Так и Аксаков. Говоря о нем, я могу говорить, быть может, очень много, но мне хочется скорей перейти к его собственным словам, сказав лишь, что я его люблю за то, что он ясный, спокойный, за то, что он весь любовь к миру, безграничная любовь к природе и живым существам, к людям, к зверям, к птицам, к рыбам, к жукам, к бабочкам, к цветам и травам, к листьям деревьев, которые шепчутся, полные отсветов, к глухому лесу, к текучей воде и стоячей воде, к ветру, который шепчет, к снегу, который падает белыми, мягкими хлопьями и расстилается от края земли, сливающегося с небом, до края земли, заглянувшего в небо чистым сияющим белым простором.
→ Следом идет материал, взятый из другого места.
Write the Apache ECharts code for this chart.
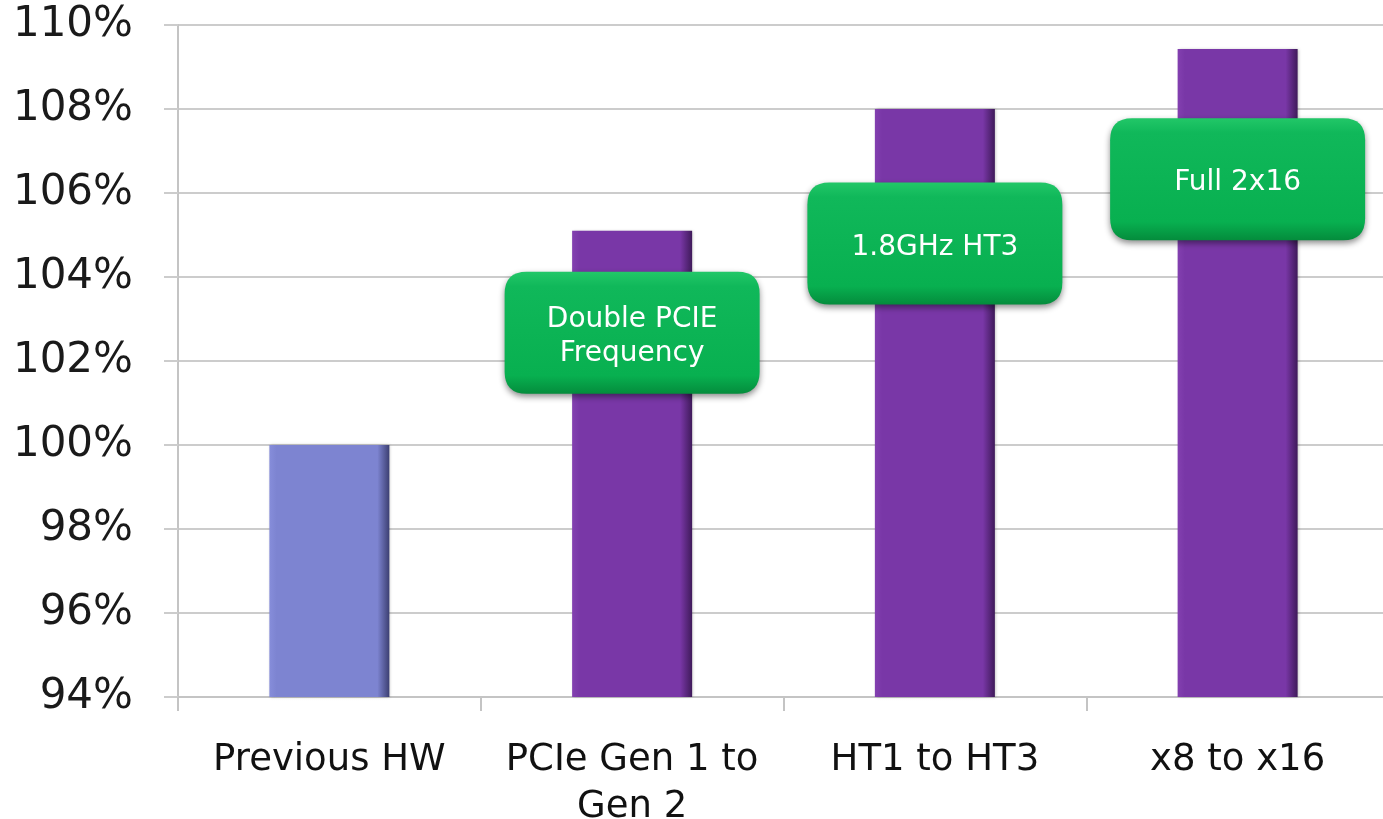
<!DOCTYPE html>
<html>
<head>
<meta charset="utf-8">
<script src="https://cdn.jsdelivr.net/npm/echarts@6/dist/echarts.min.js"></script>
<style>
  html, body { margin: 0; padding: 0; background: #fff; }
  #grafica { width: 1383px; height: 819px; }
</style>
</head>
<body>
<div id="grafica"></div>
<script>
let categorias = ['Previous HW', 'PCIe Gen 1 to\nGen 2', 'HT1 to HT3', 'x8 to x16'];
let valores = [100, 105.1, 108.0, 109.43];
let notasTexto = ['Double PCIE\nFrequency', '1.8GHz HT3', 'Full 2x16'];
let notasCategoria = ['PCIe Gen 1 to\nGen 2', 'HT1 to HT3', 'x8 to x16'];
let notasValor = [102.67, 104.8, 106.33];

let fuente = 'DejaVu Sans, Verdana, sans-serif';

function gradBarra(base, claro, oscuro) {
  return new echarts.graphic.LinearGradient(0, 0, 1, 0, [
    { offset: 0, color: claro },
    { offset: 0.06, color: base },
    { offset: 0.9, color: base },
    { offset: 1, color: oscuro }
  ]);
}

let colorAzul = gradBarra('#7d84d1', '#868dda', '#3c3f72');
let colorMorado = gradBarra('#7937a7', '#8340b0', '#3f1a5a');

let barras = valores.map(function (v, i) {
  return {
    value: v,
    itemStyle: { color: i === 0 ? colorAzul : colorMorado }
  };
});

let cajaVerde = new echarts.graphic.LinearGradient(0, 0, 0, 1, [
  { offset: 0, color: '#22c768' },
  { offset: 0.12, color: '#10b85a' },
  { offset: 0.85, color: '#08b050' },
  { offset: 1, color: '#048c3c' }
]);

let notas = notasTexto.map(function (t, i) {
  return { name: t, value: [notasCategoria[i], notasValor[i]] };
});

let caja = 'path://M22,0 H233 Q255,0 255,22 V100 Q255,122 233,122 H22 Q0,122 0,100 V22 Q0,0 22,0 Z';

let chartDom = document.getElementById('grafica');
let myChart = echarts.init(chartDom, null, { renderer: 'canvas' });

let option = {
  backgroundColor: '#ffffff',
  animation: false,
  grid: { left: 178, top: 25, width: 1211, height: 672, outerBoundsMode: 'none', containLabel: false },
  xAxis: {
    type: 'category',
    data: categorias,
    axisLine: { show: true, lineStyle: { color: '#c4c4c4', width: 2 } },
    axisTick: { show: true, length: 14, lineStyle: { color: '#c4c4c4', width: 2 } },
    axisLabel: {
      color: '#111',
      fontFamily: fuente,
      fontSize: 37,
      lineHeight: 47,
      margin: 40,
      interval: 0
    }
  },
  yAxis: {
    type: 'value',
    min: 94,
    max: 110,
    interval: 2,
    axisLine: { show: true, lineStyle: { color: '#c4c4c4', width: 2 } },
    axisTick: { show: true, length: 14, lineStyle: { color: '#cccccc', width: 2 } },
    splitLine: { show: true, lineStyle: { color: '#cccccc', width: 2 } },
    axisLabel: {
      formatter: '{value}%',
      color: '#1a1a1a',
      fontFamily: fuente,
      fontSize: 42,
      margin: 45
    }
  },
  series: [
    {
      type: 'bar',
      data: barras,
      barWidth: 120,
      itemStyle: {
        shadowColor: 'rgba(0,0,0,0.25)',
        shadowBlur: 3,
        shadowOffsetX: 1
      }
    },
    {
      type: 'scatter',
      data: notas,
      symbol: caja,
      symbolSize: [255, 122],
      symbolKeepAspect: false,
      z: 5,
      itemStyle: {
        color: cajaVerde,
        opacity: 1,
        shadowColor: 'rgba(0,0,0,0.45)',
        shadowBlur: 6,
        shadowOffsetY: 3
      },
      label: {
        show: true,
        position: 'inside',
        formatter: '{b}',
        color: '#ffffff',
        fontFamily: fuente,
        fontSize: 28,
        lineHeight: 34,
        offset: [0, 4]
      }
    }
  ]
};

myChart.setOption(option);
</script>
</body>
</html>
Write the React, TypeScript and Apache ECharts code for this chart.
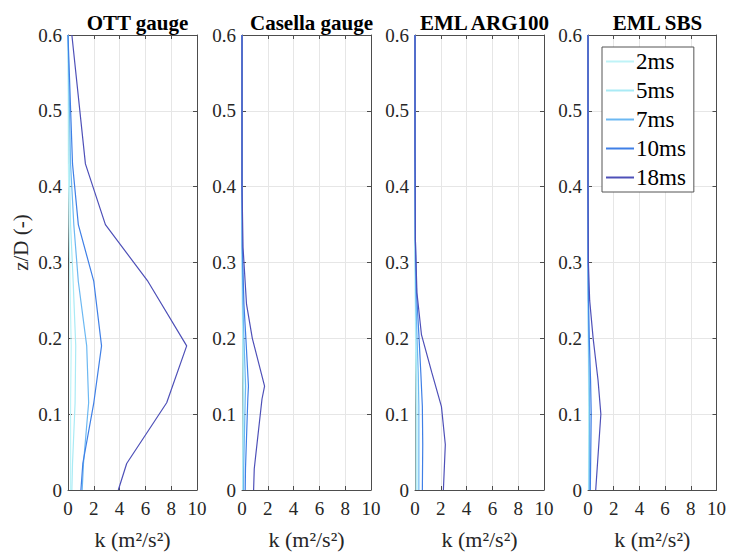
import React, { useEffect, useRef } from "react";
import * as echarts from "echarts";

const seriesNames = ["2ms", "5ms", "7ms", "10ms", "18ms"];
const seriesColors = ["#bff3f7", "#a9eaf5", "#6cb8f2", "#3f7fe6", "#4e50b8"];
const panelTitles = ["OTT gauge", "Casella gauge", "EML ARG100", "EML SBS"];

// z/D levels per gauge
const ottZ = [0, 0.035, 0.115, 0.19, 0.275, 0.35, 0.43, 0.6];
const ott2ms = [0.2, 0.2, 0.2, 0.25, 0.15, 0.08, 0.03, 0];
const ott5ms = [0.3, 0.35, 0.55, 0.6, 0.4, 0.2, 0.1, 0];
const ott7ms = [1.1, 1.2, 1.6, 1.45, 0.8, 0.45, 0.2, 0];
const ott10ms = [1.0, 1.15, 2.0, 2.6, 2.0, 0.8, 0.35, 0];
const ott18ms = [3.9, 4.55, 7.65, 9.2, 6.2, 2.9, 1.35, 0.3];

const casZ = [0, 0.028, 0.12, 0.137, 0.2, 0.245, 0.32, 0.4, 0.6];
const cas2ms = [0.05, 0.05, 0.07, 0.07, 0.05, 0.02, 0, 0, 0];
const cas5ms = [0.08, 0.08, 0.12, 0.13, 0.08, 0.04, 0, 0, 0];
const cas7ms = [0.12, 0.13, 0.25, 0.28, 0.15, 0.07, 0.01, 0, 0];
const cas10ms = [0.25, 0.27, 0.45, 0.5, 0.3, 0.15, 0.03, 0, 0];
const cas18ms = [0.9, 0.95, 1.55, 1.75, 0.8, 0.35, 0.08, 0, 0];

const argZ = [0, 0.06, 0.11, 0.155, 0.205, 0.26, 0.33, 0.45, 0.6];
const arg2ms = [0.08, 0.08, 0.08, 0.06, 0.04, 0.02, 0, 0, 0];
const arg5ms = [0.15, 0.15, 0.15, 0.12, 0.07, 0.03, 0, 0, 0];
const arg7ms = [0.3, 0.3, 0.3, 0.25, 0.15, 0.06, 0.01, 0, 0];
const arg10ms = [0.57, 0.6, 0.57, 0.45, 0.3, 0.12, 0.03, 0, 0];
const arg18ms = [2.2, 2.35, 2.05, 1.3, 0.5, 0.15, 0.03, 0, 0];

const sbsZ = [0, 0.1, 0.145, 0.2, 0.25, 0.3, 0.4, 0.6];
const sbs2ms = [0.04, 0.05, 0.04, 0.02, 0.01, 0, 0, 0];
const sbs5ms = [0.06, 0.08, 0.06, 0.03, 0.01, 0, 0, 0];
const sbs7ms = [0.1, 0.13, 0.1, 0.05, 0.02, 0, 0, 0];
const sbs10ms = [0.18, 0.25, 0.2, 0.1, 0.04, 0.01, 0, 0];
const sbs18ms = [0.6, 1.0, 0.78, 0.4, 0.13, 0.03, 0, 0];

const panels = [
  { z: ottZ, k: [ott2ms, ott5ms, ott7ms, ott10ms, ott18ms] },
  { z: casZ, k: [cas2ms, cas5ms, cas7ms, cas10ms, cas18ms] },
  { z: argZ, k: [arg2ms, arg5ms, arg7ms, arg10ms, arg18ms] },
  { z: sbsZ, k: [sbs2ms, sbs5ms, sbs7ms, sbs10ms, sbs18ms] },
];

const xTicks = [0, 2, 4, 6, 8, 10];
const yTicks = [0, 0.1, 0.2, 0.3, 0.4, 0.5, 0.6];

const FONT = "Times New Roman";
const AX = "#4d4d4d";
const TXT = "#262626";

export default function App() {
  const ref = useRef<HTMLDivElement>(null);
  useEffect(() => {
    if (!ref.current) return;
    const chart = echarts.init(ref.current, undefined, { renderer: "svg" });
    const lefts = [68, 242, 415, 588];
    const W = 129;
    const top = 35;
    const H = 457;
    const grids: any[] = [];
    const xAxes: any[] = [];
    const yAxes: any[] = [];
    const titles: any[] = [];
    const series: any[] = [];
    lefts.forEach((l, i) => {
      grids.push({ left: l, top, width: W, height: H, containLabel: false });
      titles.push({
        text: panelTitles[i],
        left: l + W / 2,
        top: 7,
        textAlign: "center",
        textStyle: { fontFamily: FONT, fontWeight: "bold", fontSize: 21, color: "#000" },
      });
      xAxes.push({
        type: "value",
        gridIndex: i,
        min: xTicks[0],
        max: xTicks[xTicks.length - 1],
        interval: 2,
        position: "bottom",
        name: "k (m²/s²)",
        nameLocation: "middle",
        nameGap: 38,
        nameTextStyle: { fontFamily: FONT, fontSize: 22, color: TXT },
        axisLine: { onZero: false, lineStyle: { color: AX, width: 1 } },
        axisTick: { inside: true, length: 4, lineStyle: { color: AX } },
        axisLabel: { fontFamily: FONT, fontSize: 19, color: TXT, margin: 9 },
        splitLine: { show: true, lineStyle: { color: "#e6e6e6", width: 1 } },
      });
      xAxes.push({
        type: "value",
        gridIndex: i,
        min: xTicks[0],
        max: xTicks[xTicks.length - 1],
        interval: 2,
        position: "top",
        axisLine: { onZero: false, lineStyle: { color: AX, width: 1 } },
        axisTick: { inside: true, length: 4, lineStyle: { color: AX } },
        axisLabel: { show: false },
        splitLine: { show: false },
      });
      yAxes.push({
        type: "value",
        gridIndex: i,
        min: yTicks[0],
        max: yTicks[yTicks.length - 1],
        interval: 0.1,
        position: "left",
        name: i === 0 ? "z/D (-)" : "",
        nameLocation: "middle",
        nameGap: 37,
        nameTextStyle: { fontFamily: FONT, fontSize: 21, color: TXT, padding: [0, 0, 0, 40] },
        axisLine: { onZero: false, lineStyle: { color: AX, width: 1 } },
        axisTick: { inside: true, length: 4, lineStyle: { color: AX } },
        axisLabel: {
          fontFamily: FONT,
          fontSize: 19,
          color: TXT,
          margin: 6,
          formatter: (v: number) => (Math.round(v * 10) / 10).toString(),
        },
        splitLine: { show: true, lineStyle: { color: "#e6e6e6", width: 1 } },
      });
      yAxes.push({
        type: "value",
        gridIndex: i,
        min: yTicks[0],
        max: yTicks[yTicks.length - 1],
        interval: 0.1,
        position: "right",
        axisLine: { onZero: false, lineStyle: { color: AX, width: 1 } },
        axisTick: { inside: true, length: 4, lineStyle: { color: AX } },
        axisLabel: { show: false },
        splitLine: { show: false },
      });
      const p = panels[i];
      seriesNames.forEach((name, j) => {
        series.push({
          type: "line",
          name,
          xAxisIndex: i * 2,
          yAxisIndex: i * 2,
          data: p.z.map((z, n) => [p.k[j][n], z]),
          symbol: "none",
          showSymbol: false,
          lineStyle: { color: seriesColors[j], width: 1.2 },
          itemStyle: { color: seriesColors[j] },
          z: 2 + j,
          clip: true,
        });
      });
    });
    chart.setOption({
      animation: false,
      backgroundColor: "#fff",
      textStyle: { fontFamily: FONT },
      title: titles,
      grid: grids,
      xAxis: xAxes,
      yAxis: yAxes,
      series,
      legend: {
        data: seriesNames,
        orient: "vertical",
        left: 602,
        top: 47,
        padding: [3, 8, 3, 4],
        itemGap: 6,
        itemWidth: 28,
        itemHeight: 2,
        icon: "rect",
        borderColor: "#555",
        borderWidth: 1,
        backgroundColor: "#fff",
        textStyle: { fontFamily: FONT, fontSize: 23, color: "#000", padding: [0, 0, 0, -3] },
      },
    });
    return () => chart.dispose();
  }, []);
  return <div ref={ref} style={{ width: 729, height: 555, position: "absolute", left: 0, top: 0 }} />;
}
Из всех русских писателей-прозаиков, писавших такой певучей прозой, это читаешь и часто не поймешь, проза ли это действительно или какие-то особенные стихи. Аксаков мне кажется самым пленительным и радостным. Он покорил мое сердце, когда мне было десять-одиннадцать лет, он и теперь среди всех русских писателей самая большая моя любовь и самая счастливая, потому что он, давая радость своих страниц, никогда не мучает. Он - как та добрая няня, от которой счастливое детство в своем счастье каждый миг становится еще светлее и еще счастливее. Няня, в которой доброе все: ее лучистые глаза, и морщинки вокруг этих глаз, и воркующий голос, и медленная, степенная походка, и руки, и добрый даже - ее чепец или платок, а когда няня начнет рассказывать свои замечательные сказки - слушаешь, не наслушаешься досыта никогда - она и про страшное рассказывает так, что замрешь, ее слушая, но она никогда своей сказкой не мучает, все кончается хорошо, все - хорошо.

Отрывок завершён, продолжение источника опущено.